Tuesday, the court had to adjourn its hearing of the matter to this morning, following the inability of the EC to file its affidavit, although the deadline for doing so was to elapse last midnight.

At exactly 4 p.m. yesterday, the affidavit, which was deposed to by Mr Amadu Sulley,  a Deputy Chairman (Finance and Administration) of the EC, was filed on behalf of the EC.

Attached to the 15-paragraph affidavit were seven exhibits.

According to the EC, the initial complaint put forward by the representatives of the petitioners in their attempt to halt the declaration of the results of the presidential election was that there were discrepancies between the results in seven constituencies and the results announced by the commission.
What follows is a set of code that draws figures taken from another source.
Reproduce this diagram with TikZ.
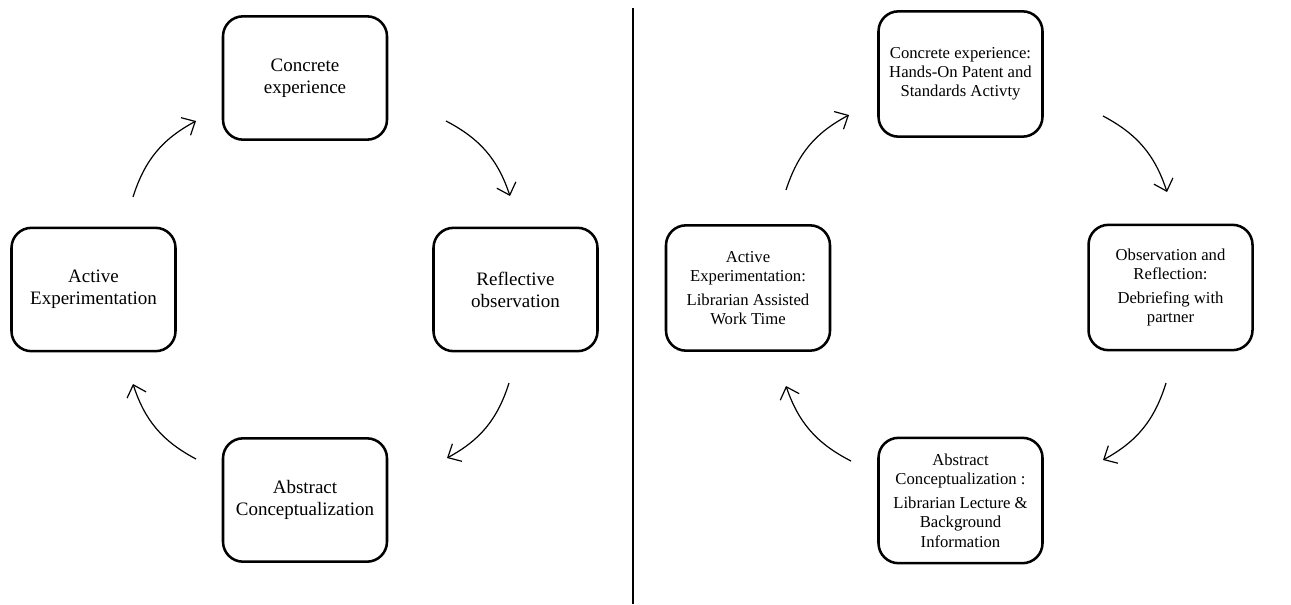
\documentclass[tikz,border=0pt]{standalone}
\usepackage{fontspec}
\setmainfont{Liberation Serif}
\usetikzlibrary{arrows.meta}
\begin{document}
\begin{tikzpicture}[x=0.75pt,y=-0.75pt,
  box/.style={draw, line width=1.9pt, rounded corners=15pt, minimum width=123pt, minimum height=92.5pt, align=center, inner sep=0pt},
  bigtext/.style={font=\fontsize{14.25}{16.5}\selectfont},
  smalltext/.style={font=\fontsize{12.5}{14.3}\selectfont},
  cyc/.style={line width=0.9pt, -{Straight Barb[length=8pt,width=15pt,line width=0.9pt]}, bend left=22}]
\useasboundingbox (0,0) rectangle (1291,604);

% left diagram
\node[box,bigtext] (lce) at (305,78) {Concrete\\experience};
\node[box,bigtext] (lro) at (515.5,289.5) {Reflective\\observation};
\node[box,bigtext] (lae) at (93.5,289.5) {Active\\Experimentation};
\node[box,bigtext] (lac) at (305,500) {Abstract\\Conceptualization};

\coordinate (l1s) at (133,197); \coordinate (l1e) at (196,121);
\coordinate (l2s) at (446,121); \coordinate (l2e) at (510,196);
\coordinate (l3s) at (509,383); \coordinate (l3e) at (447,458);
\coordinate (l4s) at (196,459); \coordinate (l4e) at (133,384);
\draw[cyc] (l1s) to (l1e);
\draw[cyc] (l2s) to (l2e);
\draw[cyc] (l3s) to (l3e);
\draw[cyc] (l4s) to (l4e);

% divider
\coordinate (dtop) at (633,8); \coordinate (dbot) at (633,604);
\draw[line width=0.8pt] (dtop) -- (dbot);

% right diagram
\node[box,smalltext, minimum height=94pt] (rce) at (960.5,74) {Concrete experience:\\Hands-On Patent and\\Standards Activty};
\node[box,smalltext, minimum height=94pt] (ror) at (1170.5,287.5) {Observation and\\Reflection:\\[4pt]Debriefing with\\partner};
\node[box,smalltext, minimum height=94pt] (rae) at (748,288) {Active\\Experimentation:\\[4pt]Librarian Assisted\\Work Time};
\node[box,smalltext, minimum height=94pt] (rac) at (960.5,500.5) {Abstract\\Conceptualization :\\[4pt]Librarian Lecture \&\\Background\\Information};

\coordinate (r1s) at (786,190); \coordinate (r1e) at (849,115);
\coordinate (r2s) at (1103,116); \coordinate (r2e) at (1167,192);
\coordinate (r3s) at (1166,383); \coordinate (r3e) at (1103,460);
\coordinate (r4s) at (851,461); \coordinate (r4e) at (786,386);
\draw[cyc] (r1s) to (r1e);
\draw[cyc] (r2s) to (r2e);
\draw[cyc] (r3s) to (r3e);
\draw[cyc] (r4s) to (r4e);
\end{tikzpicture}
\end{document}
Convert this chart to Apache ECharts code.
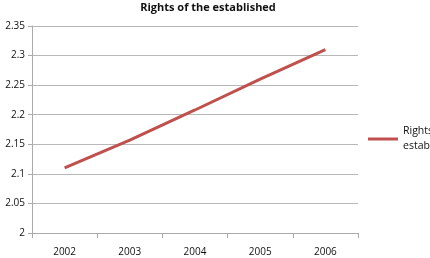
<!DOCTYPE html>
<html>
<head>
<meta charset="utf-8">
<script src="https://cdn.jsdelivr.net/npm/echarts@6/dist/echarts.min.js"></script>
<style>
  html, body { margin: 0; padding: 0; background: #fff; }
  #chart { width: 430px; height: 258px; }
</style>
</head>
<body>
<div id="chart"></div>
<script>
// data
var years = ['2002', '2003', '2004', '2005', '2006'];
var rights = [2.11, 2.157, 2.208, 2.26, 2.31];
var seriesName = 'Rights of the established';

var chart = echarts.init(document.getElementById('chart'));
var labelFont = { fontFamily: 'Open Sans', fontSize: 10, color: '#111' };

chart.setOption({
  animation: false,
  title: {
    text: seriesName,
    left: 203,
    textAlign: 'center',
    top: -3,
    textStyle: { fontFamily: 'Open Sans', fontSize: 11, fontWeight: 'bold', color: '#111' }
  },
  legend: {
    left: 363,
    top: 119,
    icon: 'rect',
    itemWidth: 30,
    itemHeight: 3,
    itemGap: 6,
    formatter: function () { return 'Rights of the\nestablished'; },
    textStyle: { fontFamily: 'Open Sans', fontSize: 10.5, color: '#111', lineHeight: 15 },
    data: [seriesName]
  },
  grid: { left: 32, right: 72, top: 26, bottom: 25 },
  xAxis: {
    type: 'category',
    data: years,
    boundaryGap: true,
    axisLine: { lineStyle: { color: '#aaa' } },
    axisTick: { show: true, length: 5, lineStyle: { color: '#aaa' } },
    axisLabel: Object.assign({ margin: 14 }, labelFont)
  },
  yAxis: {
    type: 'value',
    min: 2,
    max: 2.35,
    interval: 0.05,
    axisLine: { show: true, lineStyle: { color: '#aaa' } },
    axisTick: { show: true, length: 4, lineStyle: { color: '#aaa' } },
    axisLabel: Object.assign({ margin: 7, formatter: function (v) { return String(+v.toFixed(2)); } }, labelFont),
    splitLine: { lineStyle: { color: '#b8b8b8' } }
  },
  series: [{
    name: seriesName,
    type: 'line',
    data: rights,
    symbol: 'none',
    lineStyle: { color: '#C0504D', width: 3 },
    itemStyle: { color: '#C0504D' }
  }]
});
</script>
</body>
</html>
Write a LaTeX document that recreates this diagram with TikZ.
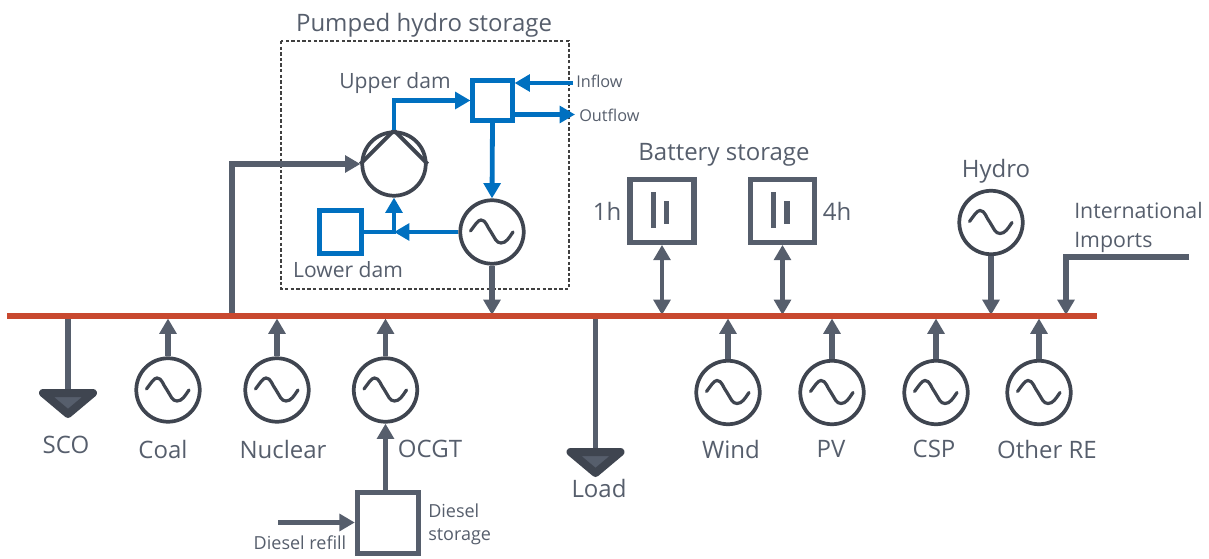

It said, however, that when the petitioners filed their petition, they shifted their grounds and were only alleging discrepancies in three out of the 26,002 polling stations in which voting took place.

According to the EC, after it had established that two of the said three examples were wrong and the remaining one was the result of a transposition error involving 80, the petitioners had reduced the discrepancy to only one example and the votes as counted and declared at a polling station.

It said contrary to what the petitioners had stated, all political parties were provided with the voters register, pointing out that the ‘fake identities’ and ‘multiple names with a unique pattern’ which Dr Mahamadu Bawumia had alleged that the EC sought to hide were explainable.

The affidavit explained that Abdul Enusah Jamil and Abdulai Enusah were twins who were registered in New York and that extracts of the entries in the register/database on the two were attached as exhibits AS and AS1, respectively.

Furthermore, Abdul Mumuni Bashiru was registered in Berlin and the entries constituted a duplication error yet to be eliminated through the adjudication procedure regarding registration.

It said the relevant entries in the register/database were attached as exhibits AS2 and AS3, respectively, showing that duplicated entries were in the same polling station, making it impossible, in any event, for the registrant to vote twice.

The entry for Abdul Bashiru Ibrahim (exhibit AS4 and AS5), it said, registered in Dubai and Paul Yaw Essel (exhibit AS6 and AS 7), registered in Kuala Lumpur were also genuine duplication errors yet to be corrected.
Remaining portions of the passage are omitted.